I just returned from a weekend of music at the Canadian Guitar Festival. This was my first time attending and I have nothing but positive things to say about the experience.
This year, the festival included performances by 13 exceptional players (including Don Ross, Michael Manring, Tony McManus and Vicki Genfan). The event also included guitar workshops, an open stage and the Canadian Fingerstyle Guitar Championship competition. The performances were, of course, remarkable. Michael Manring in particular surprised and delighted the audience with a one-hour performance on his fretless electric hyper bass. A fretless electric bass at a fingerstyle guitar festival, you say? I’d like to describe it to you, but I couldn’t possibly do it justice. You’ll have to experience Michael for yourself.
What’s really remarkable about the Festival is its role as a career enabler for young artists. It’s a place where young and developing musicians can showcase their talents and get to meet successful artists in an atmosphere free of the usual pretense. By attending, jamming, playing on the open stage and performing in the competition, they get a chance access to an entire network of musicians. The competition is fierce. This year, 24 young guitarists from Canada, the U.S. and Australia (and elsewhere?) performed. Some of the competitors, like last year’s winner Ewan Dobson, will return to perform at the festival in subsequent years. Some get invited to future gigs, are offered access to other festivals or find recording opportunities in Canada.

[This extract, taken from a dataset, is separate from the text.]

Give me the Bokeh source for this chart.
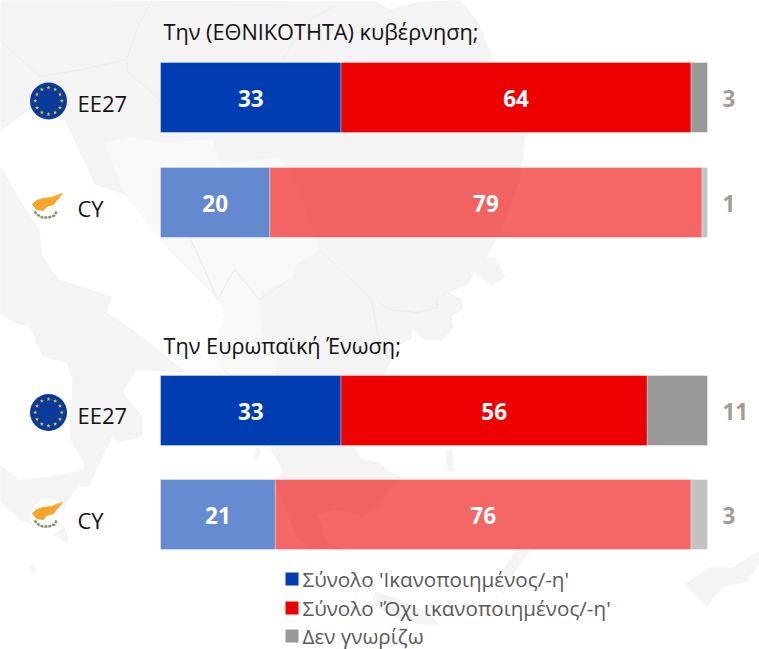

I had a chance to chat with some of the performers about their careers and plans for the future. I wanted to know how they work, how they promote and manage themselves and what their long term plans are. Based on the few conversations I had, a few key themes emerged. Above all, they are dedicated to their craft and passionate about creating and performing. They seem to confirm the theory that success is primarily due to hard work and being in the right place at the right time. You have to have some talent, of course, but even the dullest stone can be polished to a bright luster with enough effort. In addition to selling disks and merchandise, some of the musicians earn money by teaching guitar and giving workshops. Most have a manager and/or a recording label. Promotion is often handled by the record label and gigs are organized by a manager. Those I spoke to all used some sort of social media channel (blog, Facebook fan page, YouTube, Myspace) to build their fan base or simply to share their recordings and schedules with the public. I couldn’t find any who are doing all of this by themselves, although I suspect some of them do. I spoke with the event’s founder and organizer Del Vezeau about factors for success and he agreed that what young artists must have, in addition to drive and talent, is the ability to conduct themselves like professionals — that is, be organized, show up on time and be ready to perform. I can’t over emphasize this point. When offered the choice between two relatively unknown and similar talents, people in the industry will invariably go with the one who conducts himself professionally and can be trusted to meet his commitments. This is an important factor for all emerging artists to take into account.
If you like good music and a great atmosphere (not to mention exceptional value), you owe it to yourself to attend this festival. The Canadian Guitar Festival takes place every year at Loughborough Lake, near Kingston, Ontario.